Yeah, right. Dell Glover was not trading in these moral ambiguities. He thought Kali was paranoid—a natural response to persecution perhaps, but one compounded by the aftereffects of his medical marijuana prescription. The two talked on the phone three or four times a week now, but they weren’t exactly friends. Their relationship was icy and uncertain, and, from his position of social isolation in the group, it was Glover alone who best knew Kali’s wrath, frustrations, ambitions, and desires. Most of all, Glover knew that while Kali might eject some small-time bootleggers for show, there was no way he was touching “ADEG.” Kali needed him desperately, and, like a jealous lover, feared losing him to some other group. Operator status notwithstanding, Glover had the upper hand.

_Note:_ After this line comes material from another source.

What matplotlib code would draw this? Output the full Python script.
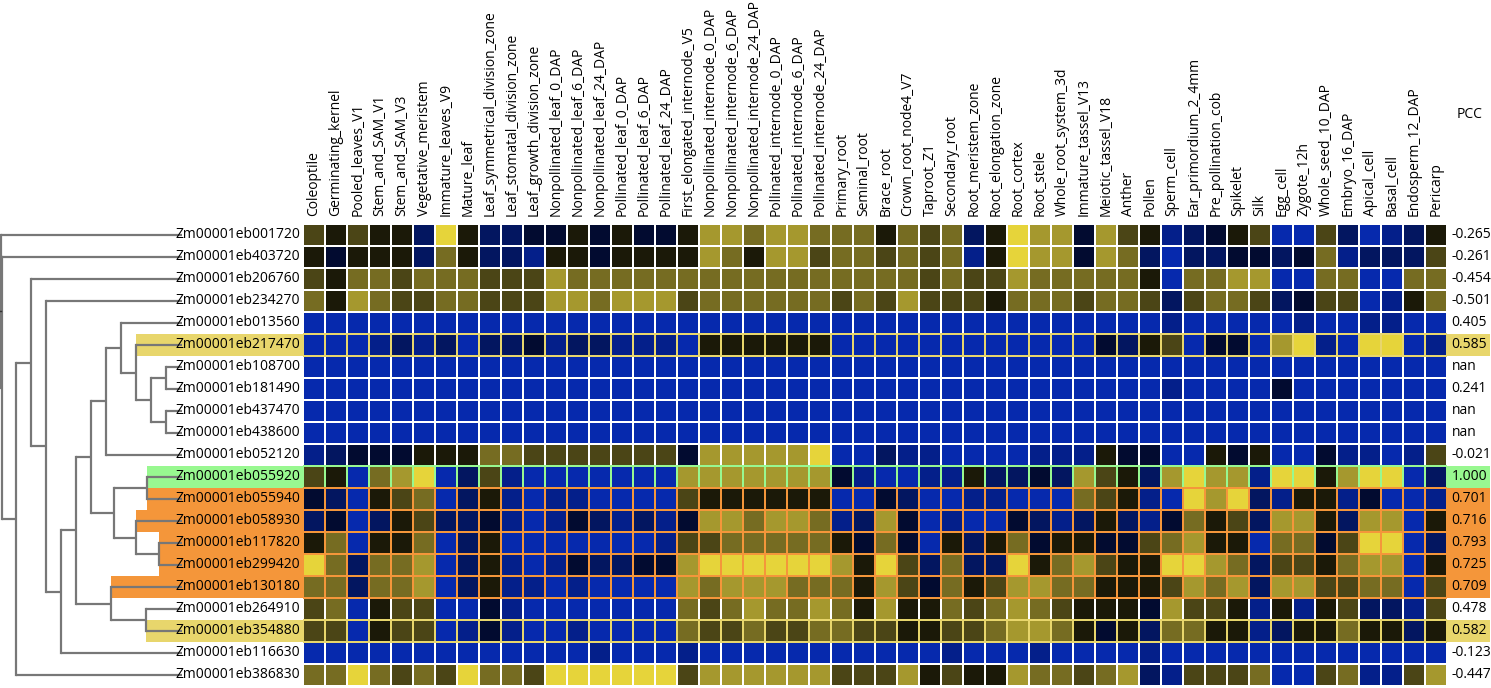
import numpy as np
import matplotlib
matplotlib.use('Agg')
import matplotlib.pyplot as plt
from matplotlib.colors import LinearSegmentedColormap
from matplotlib.patches import Rectangle

plt.rcParams['font.family'] = ['Open Sans', 'DejaVu Sans']

tissues = ['Coleoptile', 'Germinating_kernel', 'Pooled_leaves_V1', 'Stem_and_SAM_V1', 'Stem_and_SAM_V3',
           'Vegetative_meristem', 'Immature_leaves_V9', 'Mature_leaf', 'Leaf_symmetrical_division_zone',
           'Leaf_stomatal_division_zone', 'Leaf_growth_division_zone', 'Nonpollinated_leaf_0_DAP',
           'Nonpollinated_leaf_6_DAP', 'Nonpollinated_leaf_24_DAP', 'Pollinated_leaf_0_DAP',
           'Pollinated_leaf_6_DAP', 'Pollinated_leaf_24_DAP', 'First_elongated_internode_V5',
           'Nonpollinated_internode_0_DAP', 'Nonpollinated_internode_6_DAP', 'Nonpollinated_internode_24_DAP',
           'Pollinated_internode_0_DAP', 'Pollinated_internode_6_DAP', 'Pollinated_internode_24_DAP',
           'Primary_root', 'Seminal_root', 'Brace_root', 'Crown_root_node4_V7', 'Taproot_Z1', 'Secondary_root',
           'Root_meristem_zone', 'Root_elongation_zone', 'Root_cortex', 'Root_stele', 'Whole_root_system_3d',
           'Immature_tassel_V13', 'Meiotic_tassel_V18', 'Anther', 'Pollen', 'Sperm_cell', 'Ear_primordium_2_4mm',
           'Pre_pollination_cob', 'Spikelet', 'Silk', 'Egg_cell', 'Zygote_12h', 'Whole_seed_10_DAP',
           'Embryo_16_DAP', 'Apical_cell', 'Basal_cell', 'Endosperm_12_DAP', 'Pericarp']

genes = ['Zm00001eb001720', 'Zm00001eb403720', 'Zm00001eb206760', 'Zm00001eb234270', 'Zm00001eb013560',
         'Zm00001eb217470', 'Zm00001eb108700', 'Zm00001eb181490', 'Zm00001eb437470', 'Zm00001eb438600',
         'Zm00001eb052120', 'Zm00001eb055920', 'Zm00001eb055940', 'Zm00001eb058930', 'Zm00001eb117820',
         'Zm00001eb299420', 'Zm00001eb130180', 'Zm00001eb264910', 'Zm00001eb354880', 'Zm00001eb116630',
         'Zm00001eb386830']

pcc = ['-0.265', '-0.261', '-0.454', '-0.501', '0.405', '0.585', 'nan', '0.241', 'nan', 'nan', '-0.021',
       '1.000', '0.701', '0.716', '0.793', '0.725', '0.709', '0.478', '0.582', '-0.123', '-0.447']

# expression level, 0 = low (blue) .. 4 = mid (black) .. 8 = high (yellow)
levels = [
    '5454428422334' '3433477677666' '4656248773754' '1234500520124',
    '4344426422144' '3444476477566' '5656148773762' '0223323612225',
    '5466566655576' '6666666666666' '6656557666664' '0667700660066',
    '6476556655577' '6777566666656' '5755546665665' '2566523550146',
    '0000000000000' '0000000000000' '0000000000000' '1000001001100',
    '0001212022312' '2111044444400' '0000000000324' '5033078108801',
    '0000000000000' '0000000000000' '0000000000000' '0000000000000',
    '0000000000000' '0000000000000' '0000000000000' '1000030000000',
    '0000000000000' '0000000000000' '0000000000000' '0000000000000',
    '0000000000000' '0000000000000' '0000000000000' '0000000000000',
    '1233344466555' '5555377777800' '2110000111433' '0043400311015',
    '5406780251000' '0000777777731' '0011422327542' '7877188478802',
    '3204560241011' '0000544444400' '3200110006541' '0878214413001',
    '2302452231013' '2121377677612' '7301003212421' '3645277427704',
    '4604460240000' '0001556666643' '6304246344335' '6744066358802',
    '8626670241013' '2233788888874' '8526228467544' '8876255467704',
    '6626670241101' '0000767776664' '7536457766444' '5767277556605',
    '5604550031000' '0000656766764' '7446567654443' '7554141452215',
    '5504550131001' '0000655655665' '5445567764342' '6644124464424',
    '0000000000000' '1000100000000' '0001000100001' '0000000000000',
    '6686565866588' '8888577777755' '5745447665672' '1555600561157',
]
expr = np.array([[int(c) for c in row] for row in levels], dtype=float)

# dendrogram merges: (name, left, right, height); ints are rows, strings are clusters
merges = [
    ('c12', 6, 7, 16), ('c13', 8, 9, 16), ('c11', 'c12', 'c13', 31), ('c10', 5, 'c11', 46),
    ('c9', 4, 'c10', 61), ('c7', 'c9', 10, 76), ('c14', 11, 12, 35), ('c16', 14, 15, 23),
    ('c15', 13, 'c16', 46), ('c8', 'c14', 'c15', 68), ('c5', 'c7', 'c8', 91), ('c17', 17, 18, 36),
    ('c6', 16, 'c17', 71), ('c4', 'c5', 'c6', 106), ('c3', 'c4', 19, 121), ('c2', 3, 'c3', 136),
    ('c1', 2, 'c2', 151), ('rest', 'c1', 20, 166), ('c0', 1, 'rest', 180.5), ('root', 0, 'c0', 181),
]

# highlighted rows: row -> colour
highlight = {5: '#e8d66c', 11: '#98f890', 12: '#f4963a', 13: '#f4963a', 14: '#f4963a',
             15: '#f4963a', 16: '#f4963a', 18: '#e8d66c'}

level_colors = ['#0629ad', '#041f8a', '#031660', '#020b30', '#1a1808',
                '#4a4416', '#756b22', '#a3962e', '#e6d43a']
cmap = LinearSegmentedColormap.from_list('byk', level_colors)

W, H = 1491, 688
fig = plt.figure(figsize=(W / 100, H / 100), dpi=100)
n_rows, n_cols = expr.shape
top, bottom = 224, 686

# heatmap
ax = fig.add_axes([303 / W, (H - bottom) / H, 1144 / W, (bottom - top) / H])
ax.pcolormesh(np.arange(n_cols + 1), np.arange(n_rows + 1), expr, cmap=cmap, vmin=0, vmax=8,
              edgecolors='white', linewidth=1.3)
for r, col in highlight.items():
    ax.pcolormesh(np.arange(n_cols + 1), [r, r + 1], expr[r:r + 1], cmap=cmap, vmin=0, vmax=8,
                  edgecolors=col, linewidth=1.3)
ax.set_xlim(0, n_cols)
ax.set_ylim(n_rows, 0)
ax.set_xticks(np.arange(n_cols) + 0.5)
ax.set_xticklabels(tissues, rotation=90, fontsize=10)
ax.xaxis.tick_top()
ax.tick_params(length=0, pad=6)
ax.set_yticks([])
for s in ax.spines.values():
    s.set_visible(False)

# PCC column
for r, v in enumerate(pcc):
    if r in highlight:
        ax.add_patch(Rectangle((n_cols, r), 1.95, 1, color=highlight[r], clip_on=False, lw=0))
    ax.text(n_cols + 0.2, r + 0.5, v, va='center', ha='left', fontsize=10, clip_on=False)
ax.text(n_cols + 0.45, -5.0, 'PCC', va='center', ha='left', fontsize=10, clip_on=False)

# dendrogram
dax = fig.add_axes([0, (H - bottom) / H, 303 / W, (bottom - top) / H])
dax.set_xlim(182, 182 - 303)
dax.set_ylim(n_rows, 0)
dax.axis('off')
pos = {i: (i + 0.5, 0.0) for i in range(n_rows)}
parent_h = {}
for name, a, b, h in merges:
    for child in (a, b):
        y, ch = pos[child]
        dax.plot([ch, h], [y, y], color='#777777', lw=1.6, solid_capstyle='butt')
        if isinstance(child, int):
            parent_h[child] = h
    dax.plot([h, h], [pos[a][0], pos[b][0]], color='#777777', lw=1.6)
    pos[name] = ((pos[a][0] + pos[b][0]) / 2, h)
dax.plot([181, 182], [pos['root'][0]] * 2, color='#333333', lw=1)

for r, col in highlight.items():
    dax.add_patch(Rectangle((parent_h[r], r), -121 - parent_h[r], 1, color=col, lw=0, zorder=0))
for r, g in enumerate(genes):
    dax.text(-118, r + 0.5, g, ha='right', va='center', fontsize=10, zorder=3)

fig.savefig('out.png', dpi=100)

So he didn’t follow the Scene rules. He used AOL IM when he felt like it. He kept a duffel bag full of leaked CDs in his closet. He didn’t buy albums anymore, and he wasn’t interested in earning brownie points from some Internet nerd cabal. He only cared about topsites. The more he could join, the more leaked movies he could get. The more leaked movies he could get, the more DVDs he could sell.

The movie man was back. In addition to Shelby and Kings Mountain, he branched out into Charlotte. He moved 300 discs in a good week. That was 1,500 dollars cash, no taxes. The price of DVD spindles was dropping rapidly, his supply of movies came for free, and his margins were swelling as fast as his pockets.

Demand was intense, and he was unable to meet it on his own. He began to move discs on consignment through local barbershops. At the beginning of each week, he would drop off 400 discs a piece to three trusted barbers. Those barbers would usually move the discs by the end of the week, and he’d return to collect his share of the profits—$450 a spindle, or roughly $900 a week per shop. His best salesman made more selling bootleg movies than he did cutting hair.